» SUPPLIED INFORMATION:
>>>
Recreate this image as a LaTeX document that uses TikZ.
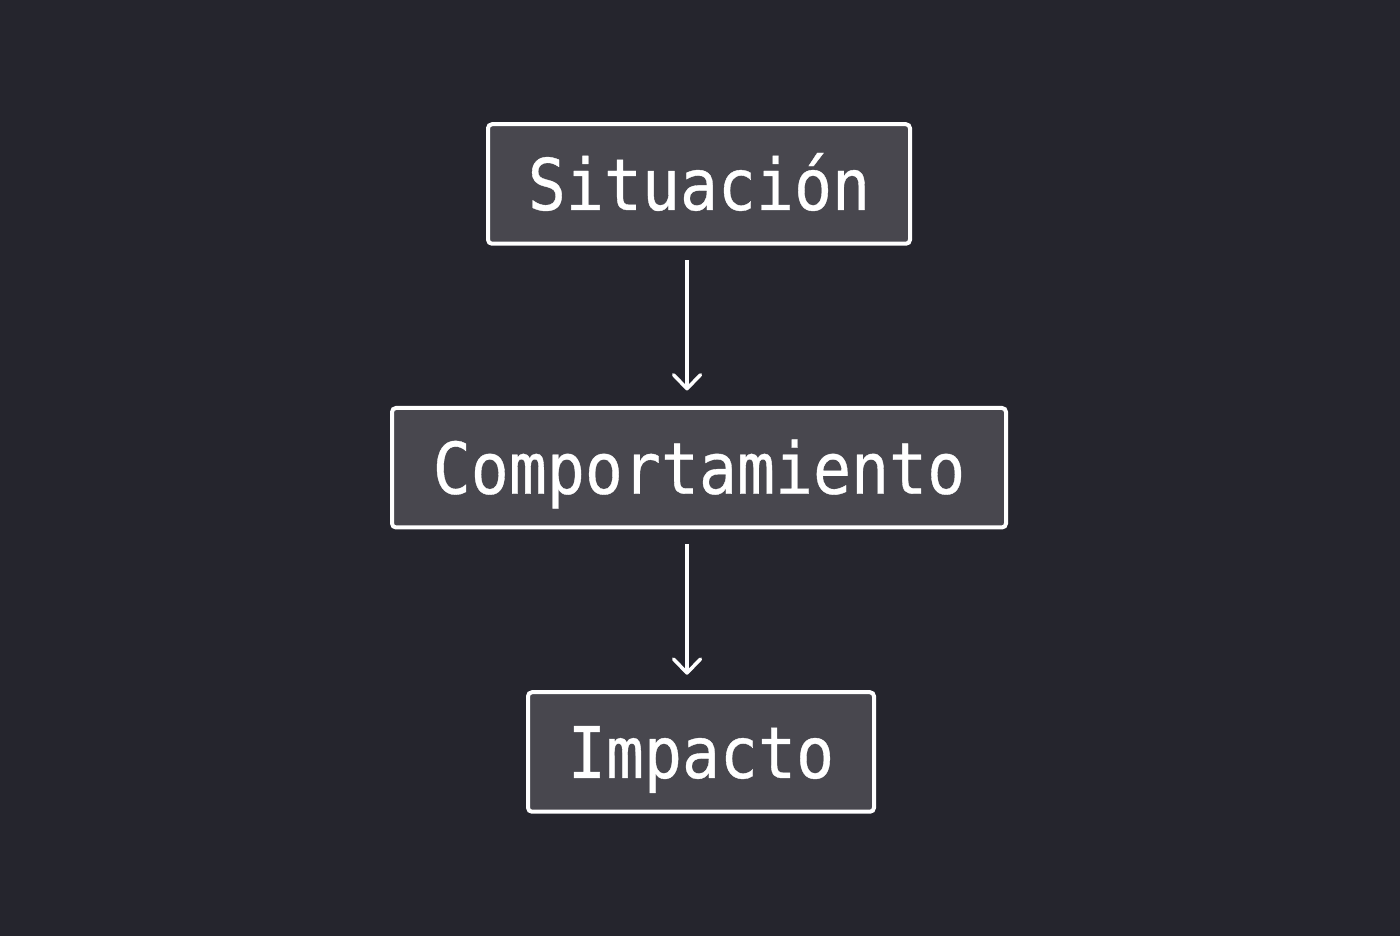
\documentclass[tikz,border=0pt]{standalone}
\usepackage{fontspec}
\usetikzlibrary{arrows.meta}
\newfontfamily\boxfont{DejaVu Sans Mono}[FakeStretch=0.886,FakeBold=0.5]
\definecolor{bgc}{HTML}{25252D}
\definecolor{boxc}{HTML}{48474E}
\begin{document}
\begin{tikzpicture}[x=1pt,y=1pt,
  stepbox/.style={draw=white, line width=4pt, fill=boxc, rounded corners=4pt,
    minimum height=119.5pt, inner sep=0pt, text=white,
    font=\boxfont\fontsize{71.3}{80}\selectfont, text height=52pt, text depth=0pt},
  flow/.style={draw=white, line width=3.5pt,
    -{Straight Barb[length=14pt,width=27pt,round]},
    shorten <=14.5pt, shorten >=15.5pt}]
\fill[bgc] (0,0) rectangle (1400,936);
\useasboundingbox (0,0) rectangle (1400,936);
\node[stepbox, minimum width=422pt] (s) at (699,752) {Situación};
\node[stepbox, minimum width=614pt] (c) at (699,468.25) {Comportamiento};
\node[stepbox, minimum width=346pt] (i) at (701,184) {Impacto};
\coordinate (ax) at (687,0);
\draw[flow] (s.south -| ax) -- (c.north -| ax);
\draw[flow] (c.south -| ax) -- (i.north -| ax);
\end{tikzpicture}
\end{document}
<<<
» TASK GOAL: Skip the pictures, then retype every line above exactly.

» TASK ANSWER:
Recreate this image as a LaTeX document that uses TikZ.
\documentclass[tikz,border=0pt]{standalone}
\usepackage{fontspec}
\usetikzlibrary{arrows.meta}
\newfontfamily\boxfont{DejaVu Sans Mono}[FakeStretch=0.886,FakeBold=0.5]
\definecolor{bgc}{HTML}{25252D}
\definecolor{boxc}{HTML}{48474E}
\begin{document}
\begin{tikzpicture}[x=1pt,y=1pt,
  stepbox/.style={draw=white, line width=4pt, fill=boxc, rounded corners=4pt,
    minimum height=119.5pt, inner sep=0pt, text=white,
    font=\boxfont\fontsize{71.3}{80}\selectfont, text height=52pt, text depth=0pt},
  flow/.style={draw=white, line width=3.5pt,
    -{Straight Barb[length=14pt,width=27pt,round]},
    shorten <=14.5pt, shorten >=15.5pt}]
\fill[bgc] (0,0) rectangle (1400,936);
\useasboundingbox (0,0) rectangle (1400,936);
\node[stepbox, minimum width=422pt] (s) at (699,752) {Situación};
\node[stepbox, minimum width=614pt] (c) at (699,468.25) {Comportamiento};
\node[stepbox, minimum width=346pt] (i) at (701,184) {Impacto};
\coordinate (ax) at (687,0);
\draw[flow] (s.south -| ax) -- (c.north -| ax);
\draw[flow] (c.south -| ax) -- (i.north -| ax);
\end{tikzpicture}
\end{document}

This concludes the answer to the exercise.